A group of graduates wearing caps and gowns
UMass Boston graduates each received $1,000 as they crossed the stage during the university's 2023 commencement. John Tlumacki/Globe Staf

The 2,500 students making up the University of Massachusetts Boston graduating class of 2023 walked away from their commencement with more than just a diploma on Thursday.

Each student, courtesy of a surprise donation from Quincy-based billionaire Rob Hale, also received $1,000.

As graduates walked across the stage on the school’s Campus Center Lawn, they were handed two envelopes — each containing $500 — with the idea that they could keep one and give the other to charity, as they saw fit.

Hale’s announcement came about half an hour after he had finished his speech, interrupting Chancellor Marcelo Suárez-Orozco’s climactic proclamation “Now, we’ve come to the moment our graduates and their families have been waiting for.”


Hale pushed the chancellor aside and revealed 4,000 customized envelopes the graduates would be receiving. The announcement shocked students, who erupted into cheers and applause once he made the announcement.

“For us the greatest joys we’ve had in our life has been the gift of giving, so each of you is getting $1,000 cash,” Hale said to the graduates.

Granite CEO Robert Hale speaking after getting the Chancellor’s Medal.
John Tlumacki/Globe Staff

Hale similarly surprised 2021 Quincy College graduates, and the billionaire and his wife, Karen Hale, donated $30 million to Connecticut College, his alma mater, in 2021.

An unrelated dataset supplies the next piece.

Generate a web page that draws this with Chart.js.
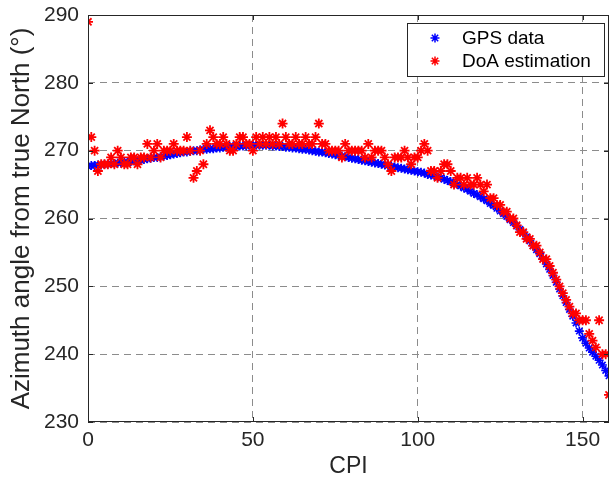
<!DOCTYPE html>
<html>
<head>
<meta charset="utf-8">
<script src="https://cdn.jsdelivr.net/npm/chart.js@4.4.1/dist/chart.umd.min.js"></script>
<style>
  html, body { margin: 0; padding: 0; background: #fff; }
  #wrap { width: 611px; height: 484px; }
</style>
</head>
<body>
<div id="wrap"><canvas id="azchart" width="611" height="484"></canvas></div>
<script>
// azimuth from GPS, one value per CPI (0..158)
const gpsAz = [
  267.7, 267.8, 267.8, 267.9, 267.9, 268.0, 268.0, 268.1, 268.1, 268.2,
  268.2, 268.3, 268.3, 268.4, 268.5, 268.5, 268.6, 268.7, 268.8, 268.9,
  269.0, 269.0, 269.1, 269.2, 269.3, 269.4, 269.5, 269.6, 269.7, 269.8,
  269.8, 269.9, 270.0, 270.0, 270.1, 270.2, 270.2, 270.3, 270.3, 270.4,
  270.4, 270.5, 270.5, 270.6, 270.6, 270.6, 270.7, 270.7, 270.7, 270.8,
  270.8, 270.8, 270.8, 270.8, 270.8, 270.8, 270.7, 270.7, 270.6, 270.6,
  270.5, 270.5, 270.4, 270.4, 270.3, 270.2, 270.2, 270.1, 270.0, 269.9,
  269.8, 269.8, 269.7, 269.6, 269.5, 269.4, 269.3, 269.2, 269.1, 269.0,
  268.9, 268.8, 268.7, 268.6, 268.5, 268.4, 268.3, 268.2, 268.1, 268.0,
  267.9, 267.8, 267.7, 267.6, 267.5, 267.4, 267.3, 267.2, 267.1, 267.0,
  266.9, 266.8, 266.7, 266.5, 266.4, 266.3, 266.1, 266.0, 265.8, 265.6,
  265.4, 265.2, 265.0, 264.8, 264.5, 264.3, 264.0, 263.7, 263.5, 263.2,
  262.9, 262.6, 262.2, 261.9, 261.5, 261.1, 260.7, 260.3, 259.8, 259.4,
  258.9, 258.4, 257.9, 257.3, 256.7,
  256.0, 255.4, 254.8, 254.1, 253.3, 252.5, 251.6, 250.6, 249.6, 248.6,
  247.6, 246.6, 245.6, 244.6, 243.4,
  242.4, 241.6, 240.9, 240.3, 239.7, 239.1, 238.4, 237.6, 236.8
];

// DoA estimate, one value per CPI (0..158)
const doaAz = [
  289, 272, 270, 267, 268, 268, 268, 269, 268, 270,
  269, 268, 268, 269, 269, 268, 269, 269, 271, 269,
  270, 271, 269, 270, 270, 270, 271, 270, 270, 270,
  272, 270, 266, 267, 270, 268, 271, 273, 272, 271,
  271, 272, 271, 270, 270, 271, 272, 272, 271, 271,
  270, 272, 271, 272, 271, 272, 271, 272, 271, 274,
  272, 271, 271, 272, 271, 271, 272, 271, 271, 272,
  274, 271, 271, 270, 270, 270, 270, 269, 271, 270,
  270, 270, 270, 270, 269, 271, 269, 270, 270, 270,
  269, 268, 267, 269, 269, 269, 270, 269, 268, 269,
  269, 270, 271, 270, 267, 267, 266, 267, 268, 268,
  267, 265, 266, 266, 265, 266, 265, 265, 266, 265,
  264, 265, 263, 263, 262, 262, 261, 261, 260, 260,
  259, 258, 258, 257, 257, 256, 256, 255, 254, 254,
  253, 252, 251, 250, 249, 248, 247, 246, 246, 245,
  245, 245, 243, 242, 241, 245, 240, 240, 234
];

const xTicks = [0, 50, 100, 150];
const yTicks = [230, 240, 250, 260, 270, 280, 290];
const legendNames = ["GPS data", "DoA estimation"];

const txtColor = "#262626";
const gridColor = "#8c8c8c";
const fontFam = "'Liberation Sans', Arial, sans-serif";

function starAt(ctx, x, y, r, color) {
  ctx.save();
  ctx.strokeStyle = color;
  ctx.lineWidth = 1.5;
  ctx.beginPath();
  ctx.moveTo(x - r, y); ctx.lineTo(x + r, y);
  ctx.moveTo(x, y - r); ctx.lineTo(x, y + r);
  const d = r * 0.707;
  ctx.moveTo(x - d, y - d); ctx.lineTo(x + d, y + d);
  ctx.moveTo(x - d, y + d); ctx.lineTo(x + d, y - d);
  ctx.stroke();
  ctx.restore();
}

// box, inward tick marks and the legend like matlab draws them
const boxPlugin = {
  id: "boxPlugin",
  afterDraw(chart) {
    const ctx = chart.ctx;
    const a = chart.chartArea;
    const xs = chart.scales.x, ys = chart.scales.y;
    ctx.save();
    ctx.strokeStyle = txtColor;
    ctx.lineWidth = 1;
    ctx.strokeRect(Math.round(a.left) + 0.5, Math.round(a.top) + 0.5,
      Math.round(a.right - a.left) - 1, Math.round(a.bottom - a.top) - 1);
    ctx.beginPath();
    xTicks.forEach(v => {
      const px = Math.round(xs.getPixelForValue(v)) + 0.5;
      ctx.moveTo(px, a.bottom); ctx.lineTo(px, a.bottom - 5);
      ctx.moveTo(px, a.top); ctx.lineTo(px, a.top + 5);
    });
    yTicks.forEach(v => {
      const py = Math.round(ys.getPixelForValue(v)) + 0.5;
      ctx.moveTo(a.left, py); ctx.lineTo(a.left + 5, py);
      ctx.moveTo(a.right, py); ctx.lineTo(a.right - 5, py);
    });
    ctx.stroke();

    // legend
    const lx = 407.5, ly = 23.5, lw = 197, lh = 53;
    ctx.fillStyle = "#fff";
    ctx.fillRect(lx, ly, lw, lh);
    ctx.strokeRect(lx, ly, lw, lh);
    const colors = ["#0000ff", "#ff0000"];
    ctx.font = "19px " + fontFam;
    ctx.fillStyle = "#000";
    ctx.textBaseline = "middle";
    legendNames.forEach((name, i) => {
      const yy = 38 + i * 23;
      starAt(ctx, 435, yy, 4.5, colors[i]);
      ctx.fillText(name, 462, yy + 1);
    });
    ctx.restore();
  }
};

const ctx = document.getElementById("azchart").getContext("2d");

window.azChart = new Chart(ctx, {
  type: "scatter",
  data: {
    datasets: [{
      label: legendNames[0],
      data: gpsAz.map((v, i) => ({ x: i, y: v })),
      pointStyle: "star",
      pointRadius: 4.5,
      borderColor: "#0000ff",
      backgroundColor: "#0000ff",
      borderWidth: 1.6,
      order: 1
    }, {
      label: legendNames[1],
      data: doaAz.map((v, i) => ({ x: i, y: v })),
      pointStyle: "star",
      pointRadius: 5,
      borderColor: "#ff0000",
      backgroundColor: "#ff0000",
      borderWidth: 1.8,
      order: 0
    }]
  },
  options: {
    responsive: false,
    animation: false,
    layout: { autoPadding: false, padding: { top: 15, right: 2, left: 0, bottom: 0 } },
    plugins: {
      legend: { display: false },
      tooltip: { enabled: false }
    },
    scales: {
      x: {
        type: "linear",
        min: 0,
        max: 158,
        afterFit: s => {
          s.height = 62;
          s.paddingLeft = 0;
          s.paddingRight = 0;
        },
        afterBuildTicks: s => { s.ticks = xTicks.map(v => ({ value: v })); },
        ticks: {
          color: txtColor,
          padding: 6,
          font: { size: 21, family: fontFam }
        },
        grid: { color: gridColor, drawTicks: false },
        border: { display: false, dash: [7, 5] },
        title: {
          display: true,
          text: "CPI",
          color: txtColor,
          padding: { top: 2 },
          font: { size: 23, family: fontFam }
        }
      },
      y: {
        min: 230,
        max: 290,
        afterFit: s => {
          s.width = 88;
          s.paddingTop = 0;
          s.paddingBottom = 0;
        },
        afterBuildTicks: s => { s.ticks = yTicks.map(v => ({ value: v })); },
        ticks: {
          color: txtColor,
          padding: 9,
          font: { size: 21, family: fontFam }
        },
        grid: { color: gridColor, drawTicks: false },
        border: { display: false, dash: [7, 5] },
        title: {
          display: true,
          text: "Azimuth angle from true North (°)",
          color: txtColor,
          padding: { top: 6, bottom: 0 },
          font: { size: 26, family: fontFam }
        }
      }
    }
  },
  plugins: [boxPlugin]
});
</script>
</body>
</html>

Hale, co-founder and president of the Quincy-based Granite Telecommunications, was joined by Senator Elizabeth Warren to speak at the university’s 55th commencement ceremonies. Both speakers also received honorary medals from the chancellor.

“I have a single piece of advice: choose hope,” Warren said. “That’s a little tougher than it sounds right now. After, all of you are graduating into a world that is filled with anger, strife, and grief.”

Warren discussed the difficulties brought upon the class of 2023 by the COVID-19 pandemic, a never-ending cycle of mass shootings, and attacks plaguing marginalized communities.

“Surely, you face more challenges than any other graduating class in history. And yet, I am here today to counsel: choose hope,” she added. “In fact, I am here today to tell you, I choose hope. That in fact, I am hopeful.”